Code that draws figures
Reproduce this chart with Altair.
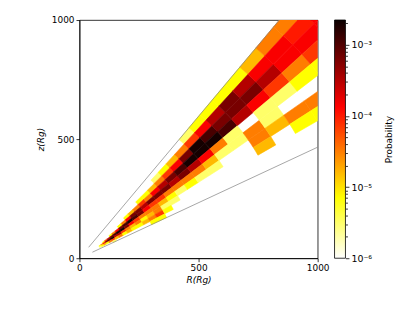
import altair as alt
import pandas as pd

N = None
# radial bin edges (R_g) and polar-angle bin edges (degrees from the z axis)
r_edges = [60, 66, 72.6, 79.9, 87.8, 96.6, 106.3, 116.9, 128.6, 141.5, 155.6, 171.2,
           188.3, 207.1, 227.8, 250.6, 275.7, 303.3, 333.6, 366.9, 403.6, 444.0,
           488.4, 537.2, 590.9, 650.0, 715.0, 786.5, 865.2, 951.7, 1046.9, 1151.6,
           1266.7, 1393.4, 1532.7]
theta_edges_deg = [40, 42.5, 45, 47.5, 50, 52.5, 55, 57.5, 60, 62.5, 65]

# log10(probability) per radial bin, one list per angular band (None = empty)
lv_b0 = [N]*25 + [-5.5, -5.15, -5.15, -5.15, -5.15, -4.8, -4.5, -4.5, -4.5]
lv_b1 = [N]*21 + [-5.5, -5.15, -4.8, -4.5, -4.15, -3.85, -3.5, -3.2, -3.5, -3.85, -3.85, -4.0, -3.85]
lv_b2 = [N]*18 + [-5.15, -5.15, -4.8, -4.5, -4.15, -3.85, -3.2, -2.7, -2.95, -3.2, -3.2, -3.2, -3.5, -3.85, -3.85, -3.85]
lv_b3 = [N]*15 + [-5.15, -4.8, -4.5, -4.15, -4.5, -3.85, -3.5, -3.2, -2.95, -2.7, -2.7, -2.7, -2.95, -3.5, -3.85, -4.15, -4.5, -4.15, -4.5]
lv_b4 = [N]*13 + [-5.15, -4.5, -3.85, -3.2, -3.2, -3.5, -3.2, -3.2, -3.2, -3.5, -3.2, -3.5, -3.85, -4.5, -5.5, N, -5.5, -5.5, -5.15, -5.15, N]
lv_b5 = [N]*10 + [-5.15, -4.5, -3.85, -3.2, -2.95, -2.7, -2.95, -3.2, -3.85, -4.15, -4.15, -4.5, -4.5, -4.5, -4.5, -4.8, -5.5, -5.5, -4.5, -5.5, N, N, N, N]
lv_b6 = [N]*7 + [-5.15, -4.15, -3.5, -3.2, -2.95, -2.7, -2.7, -3.2, -3.85, -4.15, -4.5, -4.5, -4.5, -4.8, -5.15, -5.5, -5.15, -5.5, -5.5, N, N, -4.5, -4.8, -4.5, -4.5, N, N]
lv_b7 = [N]*5 + [-5.15, -4.5, -3.85, -3.2, -2.95, -2.7, -3.5, -3.5, -4.15, -4.5, -4.8, -4.5, -5.15, -4.8, -4.5, -5.5, -5.5, N, N, N, N, N, N, -4.8, N, -5.15, -5.15, N, N]
lv_b8 = [N]*5 + [-5.5, -5.15, -4.8, -5.15, -4.5, -4.15, -4.8, -4.5, -5.15, -4.8, -5.15, -5.15, -4.8, -4.5, -4.15, -5.15] + [N]*13
lv_b9 = [N]*10 + [-5.5] + [N]*7 + [-5.15, -5.15] + [N]*14
bands = [lv_b0, lv_b1, lv_b2, lv_b3, lv_b4, lv_b5, lv_b6, lv_b7, lv_b8, lv_b9]

rows = []
for b, lv in enumerate(bands):
    for k, v in enumerate(lv):
        if v is None:
            continue
        rows.append({"r0": r_edges[k], "r1": r_edges[k + 1],
                     "t0": theta_edges_deg[b], "t1": theta_edges_deg[b + 1],
                     "p": 10 ** v})
cells = pd.DataFrame(rows)

# guide lines (polar angle, radial extent)
line_angle_deg = [40, 40, 65, 65]
line_r = [60, 1600, 60, 1600]
guides = pd.DataFrame({"ang": line_angle_deg, "r": line_r})

# colorbar
cb_lo, cb_hi = 1e-6, 2.23e-3
cb_ticks = [1e-6, 2e-6, 3e-6, 4e-6, 5e-6, 6e-6, 7e-6, 8e-6, 9e-6,
            1e-5, 2e-5, 3e-5, 4e-5, 5e-5, 6e-5, 7e-5, 8e-5, 9e-5,
            1e-4, 2e-4, 3e-4, 4e-4, 5e-4, 6e-4, 7e-4, 8e-4, 9e-4,
            1e-3, 2e-3]

W = 240
H = 240
FONT = "DejaVu Sans"

color_scale = alt.Scale(type="log",
                        domain=[1e-6, 7.09e-6, 1.337e-4, cb_hi],
                        range=["#ffffff", "#ffff00", "#ff0000", "#0b0000"],
                        interpolate="rgb")

arcs = alt.Chart(cells).transform_calculate(
    a0="datum.t0*PI/180", a1="datum.t1*PI/180"
).mark_arc(clip=True, strokeWidth=0.6).encode(
    x=alt.value(0),
    y=alt.value(H),
    theta=alt.Theta("a0:Q", scale=None, stack=False),
    theta2="a1:Q",
    radius=alt.Radius("r0:Q", scale=alt.Scale(type="linear", domain=[0, 1000], range=[0, W]), stack=False),
    radius2="r1:Q",
    color=alt.Color("p:Q", scale=color_scale, legend=None),
    stroke=alt.Stroke("p:Q", scale=color_scale, legend=None),
)

lines = alt.Chart(guides).transform_calculate(
    R="datum.r*sin(datum.ang*PI/180)", Z="datum.r*cos(datum.ang*PI/180)"
).mark_line(clip=True, color="#808080", strokeWidth=0.7).encode(
    x=alt.X("R:Q", scale=alt.Scale(domain=[0, 1000], nice=False, zero=False),
            axis=alt.Axis(values=[0, 500, 1000], title="R(Rg)", labelFlush=False, format="d",
                          titleFontStyle="italic", titlePadding=3)),
    y=alt.Y("Z:Q", scale=alt.Scale(domain=[0, 1000], nice=False, zero=False),
            axis=alt.Axis(values=[0, 500, 1000], title="z(Rg)", format="d",
                          titleFontStyle="italic", titlePadding=6)),
    detail="ang:N",
    order="r:Q",
)

is_major = "abs(log(datum.value)/LN10 - round(log(datum.value)/LN10)) < 0.01"
cb_labels = ("!(" + is_major + ") ? '' : "
             "round(log(datum.value)/LN10) == -6 ? '10⁻⁶' : "
             "round(log(datum.value)/LN10) == -5 ? '10⁻⁵' : "
             "round(log(datum.value)/LN10) == -4 ? '10⁻⁴' : '10⁻³'")

gradient = {"gradient": "linear", "x1": 0, "y1": 1, "x2": 0, "y2": 0,
            "stops": [{"offset": 0, "color": "#ffffff"},
                      {"offset": 0.254, "color": "#ffff00"},
                      {"offset": 0.635, "color": "#ff0000"},
                      {"offset": 1, "color": "#0b0000"}]}

colorbar = alt.Chart(pd.DataFrame({"lo": [cb_lo], "hi": [cb_hi]})).mark_rect(
    fill=gradient, stroke="black", strokeWidth=0.8
).encode(
    x=alt.value(W + 17), x2=alt.value(W + 28),
    y=alt.Y("lo:Q", scale=alt.Scale(type="log", domain=[cb_lo, cb_hi], nice=False),
            axis=alt.Axis(orient="right", offset=28, values=cb_ticks, labelExpr=cb_labels,
                          labelOverlap=False, domain=False, title="Probability",
                          titleAngle=270, titlePadding=22, labelPadding=2, labelFontSize=9.5,
                          tickSize={"condition": {"test": is_major, "value": 3.5}, "value": 2})),
    y2="hi:Q",
)

chart = alt.layer(arcs, lines, colorbar).resolve_scale(
    y="independent"
).resolve_axis(y="independent").properties(
    width=W, height=H,
    autosize=alt.AutoSizeParams(type="none"),
    padding={"left": 72, "top": 11, "right": 90, "bottom": 45},
).configure_view(
    stroke="black", strokeWidth=0.8
).configure_axis(
    grid=False, labelFont=FONT, titleFont=FONT, labelFontSize=9, titleFontSize=9,
    labelColor="black", titleColor="black", tickColor="black", domainColor="black",
    tickWidth=0.8, domainWidth=0.8, tickSize=3.5, titleFontWeight="normal",
)

chart.save("out.html", embed_options={"renderer": "svg", "actions": False})
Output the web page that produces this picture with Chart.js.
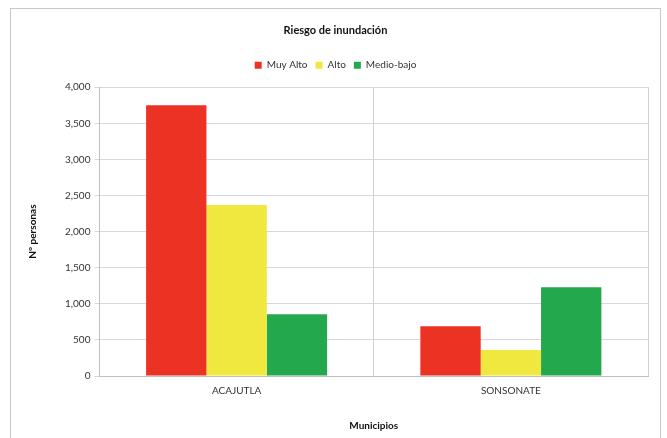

Written instruction: Set the lines above down again, word for word, from the first through the one containing "60, 62.5, 65]"; pictures excluded.

Answer to the exercise:
Reproduce this chart with Altair.
import altair as alt
import pandas as pd

N = None
# radial bin edges (R_g) and polar-angle bin edges (degrees from the z axis)
r_edges = [60, 66, 72.6, 79.9, 87.8, 96.6, 106.3, 116.9, 128.6, 141.5, 155.6, 171.2,
           188.3, 207.1, 227.8, 250.6, 275.7, 303.3, 333.6, 366.9, 403.6, 444.0,
           488.4, 537.2, 590.9, 650.0, 715.0, 786.5, 865.2, 951.7, 1046.9, 1151.6,
           1266.7, 1393.4, 1532.7]
theta_edges_deg = [40, 42.5, 45, 47.5, 50, 52.5, 55, 57.5, 60, 62.5, 65]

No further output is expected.